La palabra que no me piden se esconde entre el tiempo de guerra y tiempo de paz, entre la tinta y el corrector, entre el silencio y la palabra. Las manecillas del reloj aprovechan para desatarse y salir corriendo a jugar. El tiempo se sale por el hoyito que dejaron en el centro de la carátula del reloj como si fueran hormigas que saltan por el agujero del hormiguero y se apresuran a traerle de comer a la reina. La carátula se derrite y la persistencia de la memoria me adormece como el veneno fórmico de un piquete. Me rasco fuerte. Cierro los ojos, fijo la mirada en aquellas caras de mis parientes, de aquellos con quienes tengo un lazo en común, de los que están al alcance de mi mano y de aquellos a los que no he visto en tantos años y por los que duele el corazón sin saberlo; de mis amigos y de los que no lo fueron. Veo las caras de los que elevaron la quijada de burro y me la encajaron en el cráneo y las expresiones de aquellos que sin esperarlo recibieron la puñalada que les di a la mitad del pecho.
Suenan las campanas del reloj de piso. Un Mercedes Benz pasa a toda velocidad por la calle. El claxon de un Toyota café se oye a lo lejos. Se escucha el encendido del motor de un BMW, la camioneta Journey sale de la puerta de la cochera y lo sigue el Seat color de rosa. Todo se interrumpe al ponerse en movimiento. La ciudad despierta, entra el calor. Los segundos regresan a toda prisa al hueco de la carátula, el reloj se rigidiza, las manecillas ocupan su lugar, el segundero vuelve a saltar por los sesenta puntos del carillón, el olor a café llega desde la cocina, la vecina de enfrente sale corriendo con dos bolsas de plástico azul muy claro, el policía pedalea su bicicleta, la bocina grita que hay tamales oaxaqueños calientitos. Una mujer está a punto de cruzar la calle y está mirando la pantalla de su teléfono, un joven aprieta el manubrio del acelerador de su motocicleta y se distrae con el mensaje de texto que le acaba de llegar.
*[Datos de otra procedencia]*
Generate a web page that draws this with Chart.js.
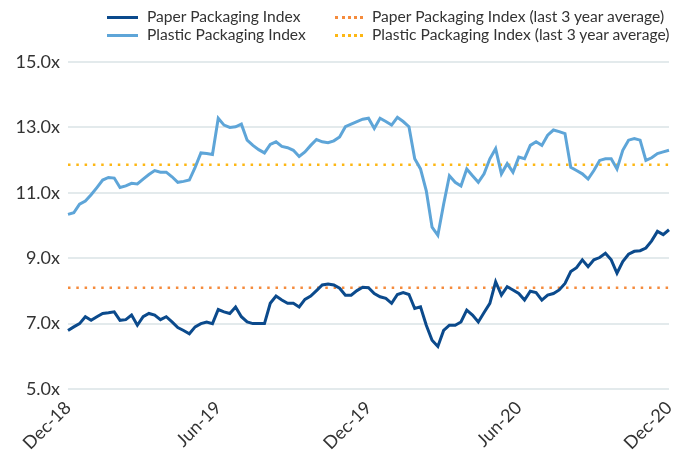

Ninguno se detiene. Se oye un grito, luego otro, luego muchos. Mis ojos se humedecen. Quiero ganarle al tiempo. Sé que no voy a poder. Cada uno tiene el suyo y es pasajero.
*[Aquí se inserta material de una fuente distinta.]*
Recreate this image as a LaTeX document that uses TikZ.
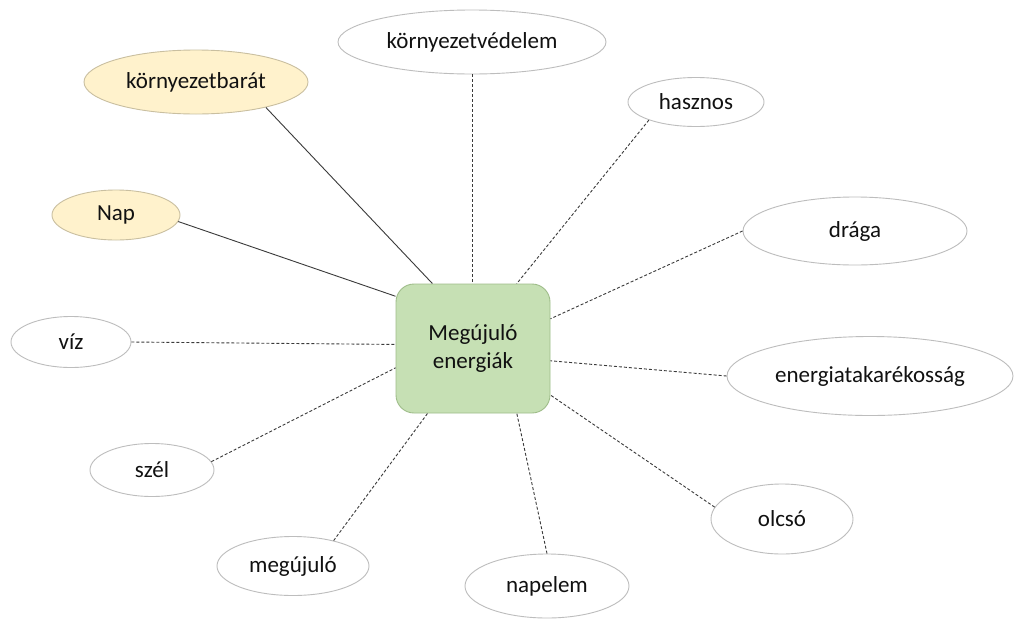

El mar sigue moviéndose en la orilla, aunque no lo pueda ver. Los trenes siguen saliendo de las estaciones, aunque yo no los vaya a abordar. Los barcos habrán de zarpar, los aviones de despegar. Pasa también mi sombra, mi huella, mis años y el viento que se ha quedado en los muros. Un tiempo mío está inscrito en las olas del mar pacífico, en las orillas de la playa de arena radiante, en las copas del álamo y del pino, en el rincón entre la realidad y sus fronteras. Así pasa en el tiempo otoñal, en ese peligroso perímetro que se forma entre mi cumpleaños y los días de Navidad al filo de la luz, cuando amanece.